Mar 21, 2017 02:36 AM EDT
During the time of the Ice Age, natural thermostat prevented the Earth to be frozen. The atmospheric CO2 concentrations hit over a range of 100 ppm or parts per million, by volume. The process behind the variation has been quite difficult to pinpoint, but it is known that the alternation in the storage of the carbon by photosynthetic organisms plays an important role.
A researcher from the Institute of Environmental Science and Technology who is also the co-author of the study, Sarah Eggleston mentioned that "When we took a close look at measurements from ice cores, we noticed that atmospheric CO2 concentrations hovered close to 190 ppm during much of the past 800,000 years, but very rarely fell any lower."
She added that it was surprising because the measurements suggest that the very low CO2 concentrations were stable. Furthermore, the researchers were aware that the CO2 was soaring high at the distant geological past, but there is zero evidence that the CO2 concentrations were ever lowered the 190ppm, according to Science Daily.
As follows, a professor from the ICREA at ICTA-UAB who is the study's lead author Eric Galbraith said that "We know that, over hundreds of thousands of years, CO2 is regulated by slowly reacting with exposed rocks. But this would be too slow to explain the stability during periods of only a few thousand years, as we see in the ice cores. So it must have been some other mechanism that kicked in at very low CO2."
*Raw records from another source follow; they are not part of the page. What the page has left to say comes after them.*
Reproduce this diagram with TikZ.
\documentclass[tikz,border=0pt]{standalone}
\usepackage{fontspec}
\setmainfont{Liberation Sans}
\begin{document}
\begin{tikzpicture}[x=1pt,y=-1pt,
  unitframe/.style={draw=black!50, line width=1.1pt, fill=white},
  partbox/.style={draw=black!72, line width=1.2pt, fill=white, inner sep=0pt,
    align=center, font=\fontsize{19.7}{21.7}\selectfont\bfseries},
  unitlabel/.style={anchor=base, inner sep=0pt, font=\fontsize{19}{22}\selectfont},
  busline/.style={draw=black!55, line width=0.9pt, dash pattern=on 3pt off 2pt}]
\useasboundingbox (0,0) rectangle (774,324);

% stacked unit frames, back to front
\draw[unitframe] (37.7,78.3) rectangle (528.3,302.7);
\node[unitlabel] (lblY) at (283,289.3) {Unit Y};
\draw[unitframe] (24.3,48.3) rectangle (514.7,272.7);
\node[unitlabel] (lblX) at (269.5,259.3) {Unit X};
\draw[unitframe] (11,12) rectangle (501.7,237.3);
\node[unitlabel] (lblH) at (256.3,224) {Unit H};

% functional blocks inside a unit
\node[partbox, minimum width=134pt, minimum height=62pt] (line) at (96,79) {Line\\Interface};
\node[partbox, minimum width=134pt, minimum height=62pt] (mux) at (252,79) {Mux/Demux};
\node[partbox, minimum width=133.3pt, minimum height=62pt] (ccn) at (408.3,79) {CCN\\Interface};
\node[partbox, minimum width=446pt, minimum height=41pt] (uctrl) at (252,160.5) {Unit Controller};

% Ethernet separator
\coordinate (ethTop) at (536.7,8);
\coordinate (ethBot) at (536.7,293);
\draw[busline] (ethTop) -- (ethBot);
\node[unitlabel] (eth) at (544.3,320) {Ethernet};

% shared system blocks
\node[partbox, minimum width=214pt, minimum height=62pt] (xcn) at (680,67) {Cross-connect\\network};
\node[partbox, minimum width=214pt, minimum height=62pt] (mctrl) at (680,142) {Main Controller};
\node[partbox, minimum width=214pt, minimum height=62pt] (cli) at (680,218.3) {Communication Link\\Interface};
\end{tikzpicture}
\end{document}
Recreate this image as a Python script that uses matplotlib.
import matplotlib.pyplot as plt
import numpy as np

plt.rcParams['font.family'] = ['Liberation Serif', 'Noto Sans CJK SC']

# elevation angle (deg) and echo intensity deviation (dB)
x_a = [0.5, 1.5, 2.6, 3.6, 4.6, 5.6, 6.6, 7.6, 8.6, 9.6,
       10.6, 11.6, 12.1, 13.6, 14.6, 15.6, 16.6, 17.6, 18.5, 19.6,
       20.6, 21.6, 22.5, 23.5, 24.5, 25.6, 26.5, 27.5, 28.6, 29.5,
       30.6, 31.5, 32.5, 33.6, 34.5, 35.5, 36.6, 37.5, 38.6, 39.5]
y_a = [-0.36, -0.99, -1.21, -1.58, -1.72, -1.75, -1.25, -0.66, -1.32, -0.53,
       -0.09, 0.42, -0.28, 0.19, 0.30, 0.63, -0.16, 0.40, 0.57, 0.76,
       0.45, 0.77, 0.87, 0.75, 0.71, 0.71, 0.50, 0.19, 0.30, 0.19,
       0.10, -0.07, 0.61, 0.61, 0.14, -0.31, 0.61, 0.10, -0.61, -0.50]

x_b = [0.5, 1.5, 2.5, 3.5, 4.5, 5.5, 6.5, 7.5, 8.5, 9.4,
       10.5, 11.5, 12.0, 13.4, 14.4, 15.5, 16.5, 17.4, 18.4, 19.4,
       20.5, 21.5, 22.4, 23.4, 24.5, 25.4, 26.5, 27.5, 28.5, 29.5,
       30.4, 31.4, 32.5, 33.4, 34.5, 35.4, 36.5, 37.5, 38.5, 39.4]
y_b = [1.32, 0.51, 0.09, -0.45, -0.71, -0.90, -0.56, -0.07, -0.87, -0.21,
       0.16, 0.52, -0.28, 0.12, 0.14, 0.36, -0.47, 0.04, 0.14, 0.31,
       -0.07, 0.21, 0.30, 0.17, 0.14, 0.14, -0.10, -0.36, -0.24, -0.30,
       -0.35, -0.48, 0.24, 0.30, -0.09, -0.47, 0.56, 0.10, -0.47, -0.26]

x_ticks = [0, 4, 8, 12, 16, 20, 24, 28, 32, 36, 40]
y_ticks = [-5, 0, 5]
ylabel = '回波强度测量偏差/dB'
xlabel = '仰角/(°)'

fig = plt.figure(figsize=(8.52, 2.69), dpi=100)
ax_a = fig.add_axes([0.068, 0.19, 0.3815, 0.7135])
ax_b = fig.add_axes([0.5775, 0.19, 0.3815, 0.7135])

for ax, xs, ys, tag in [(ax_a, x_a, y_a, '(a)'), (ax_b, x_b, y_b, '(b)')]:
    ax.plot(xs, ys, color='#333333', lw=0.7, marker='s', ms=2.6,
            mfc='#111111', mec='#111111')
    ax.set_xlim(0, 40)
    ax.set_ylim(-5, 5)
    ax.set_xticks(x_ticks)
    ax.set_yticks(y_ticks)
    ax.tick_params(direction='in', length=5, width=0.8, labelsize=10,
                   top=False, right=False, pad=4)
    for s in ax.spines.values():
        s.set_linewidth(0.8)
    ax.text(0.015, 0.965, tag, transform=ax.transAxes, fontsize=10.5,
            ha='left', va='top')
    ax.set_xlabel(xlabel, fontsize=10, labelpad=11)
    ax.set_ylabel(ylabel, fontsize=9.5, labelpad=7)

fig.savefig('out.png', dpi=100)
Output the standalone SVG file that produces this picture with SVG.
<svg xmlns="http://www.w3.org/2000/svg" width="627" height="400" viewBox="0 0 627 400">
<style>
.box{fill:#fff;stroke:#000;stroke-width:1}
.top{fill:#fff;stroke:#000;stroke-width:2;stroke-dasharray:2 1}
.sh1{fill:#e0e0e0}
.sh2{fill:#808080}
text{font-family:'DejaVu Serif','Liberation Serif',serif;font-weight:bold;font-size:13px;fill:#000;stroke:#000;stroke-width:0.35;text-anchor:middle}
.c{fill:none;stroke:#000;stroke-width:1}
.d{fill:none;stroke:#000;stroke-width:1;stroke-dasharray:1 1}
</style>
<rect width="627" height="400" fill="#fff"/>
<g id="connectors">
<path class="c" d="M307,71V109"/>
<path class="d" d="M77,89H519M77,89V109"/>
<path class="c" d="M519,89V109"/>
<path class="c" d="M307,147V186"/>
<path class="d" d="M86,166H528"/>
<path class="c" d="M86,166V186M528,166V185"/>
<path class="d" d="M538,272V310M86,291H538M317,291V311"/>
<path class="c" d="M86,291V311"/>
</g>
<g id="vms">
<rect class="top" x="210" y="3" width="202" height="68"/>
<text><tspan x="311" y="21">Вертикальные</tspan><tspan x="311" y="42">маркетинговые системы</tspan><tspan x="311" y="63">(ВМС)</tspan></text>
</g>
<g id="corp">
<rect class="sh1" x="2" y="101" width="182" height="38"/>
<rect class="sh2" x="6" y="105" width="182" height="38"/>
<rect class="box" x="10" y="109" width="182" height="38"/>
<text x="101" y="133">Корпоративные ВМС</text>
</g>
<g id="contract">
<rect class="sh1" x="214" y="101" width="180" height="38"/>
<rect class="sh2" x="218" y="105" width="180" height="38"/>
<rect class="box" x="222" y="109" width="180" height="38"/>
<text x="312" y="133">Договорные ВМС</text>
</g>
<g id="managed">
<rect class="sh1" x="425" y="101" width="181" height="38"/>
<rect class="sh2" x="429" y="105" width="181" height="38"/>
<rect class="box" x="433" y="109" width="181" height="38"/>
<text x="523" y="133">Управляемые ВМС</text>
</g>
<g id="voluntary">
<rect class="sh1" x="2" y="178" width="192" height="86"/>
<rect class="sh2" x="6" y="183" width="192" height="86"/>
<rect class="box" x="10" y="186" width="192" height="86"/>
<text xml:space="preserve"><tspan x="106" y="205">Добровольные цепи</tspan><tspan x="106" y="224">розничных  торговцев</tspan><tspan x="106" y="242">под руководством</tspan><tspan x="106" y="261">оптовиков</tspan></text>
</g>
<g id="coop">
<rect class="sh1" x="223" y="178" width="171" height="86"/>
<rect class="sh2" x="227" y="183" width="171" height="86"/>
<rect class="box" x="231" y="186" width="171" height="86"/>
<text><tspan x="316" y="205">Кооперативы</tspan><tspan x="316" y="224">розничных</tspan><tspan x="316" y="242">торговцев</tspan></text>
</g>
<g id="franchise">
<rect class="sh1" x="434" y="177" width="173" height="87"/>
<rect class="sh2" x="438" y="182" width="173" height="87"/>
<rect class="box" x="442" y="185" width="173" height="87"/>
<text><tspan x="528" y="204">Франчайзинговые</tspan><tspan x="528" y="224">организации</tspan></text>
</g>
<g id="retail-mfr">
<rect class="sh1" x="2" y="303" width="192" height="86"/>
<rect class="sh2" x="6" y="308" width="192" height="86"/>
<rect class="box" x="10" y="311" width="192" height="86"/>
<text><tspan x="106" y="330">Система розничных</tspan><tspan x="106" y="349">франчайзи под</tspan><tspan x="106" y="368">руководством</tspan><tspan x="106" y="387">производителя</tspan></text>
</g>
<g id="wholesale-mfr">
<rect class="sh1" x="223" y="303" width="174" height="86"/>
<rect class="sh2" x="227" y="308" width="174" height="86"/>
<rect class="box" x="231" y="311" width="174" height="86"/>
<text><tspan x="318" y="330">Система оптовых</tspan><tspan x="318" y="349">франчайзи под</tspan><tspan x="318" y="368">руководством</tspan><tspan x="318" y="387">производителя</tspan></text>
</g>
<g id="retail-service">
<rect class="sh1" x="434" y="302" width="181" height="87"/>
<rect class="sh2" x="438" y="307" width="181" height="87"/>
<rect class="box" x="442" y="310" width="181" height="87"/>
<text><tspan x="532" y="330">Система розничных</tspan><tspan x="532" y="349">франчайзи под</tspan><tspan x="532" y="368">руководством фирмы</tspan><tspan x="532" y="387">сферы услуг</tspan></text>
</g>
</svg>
Thus, the study that has been published Nature Geoscience, the authors suggest that it was most likely the biosphere or the natural thermostat maintained the temperature that is habitable since, at very low CO2 levels, the phytoplankton and plants struggle to photosynthesize. The slower growth of the organisms would cause less carbon in the soils and deep ocean which leaves more in the atmosphere and prevents the CO2 concentration from falling further, according to EurekAlert.
In line, the natural thermostat could have prevented the extreme cooling that would have led to a freezing of the Earth and have caused it to be a "snowball." However, the study did not reveal any corresponding regulation during the warm portions of the ice age cycles. It suggests that the Earth does not have the same mechanism to prevent rapid warming.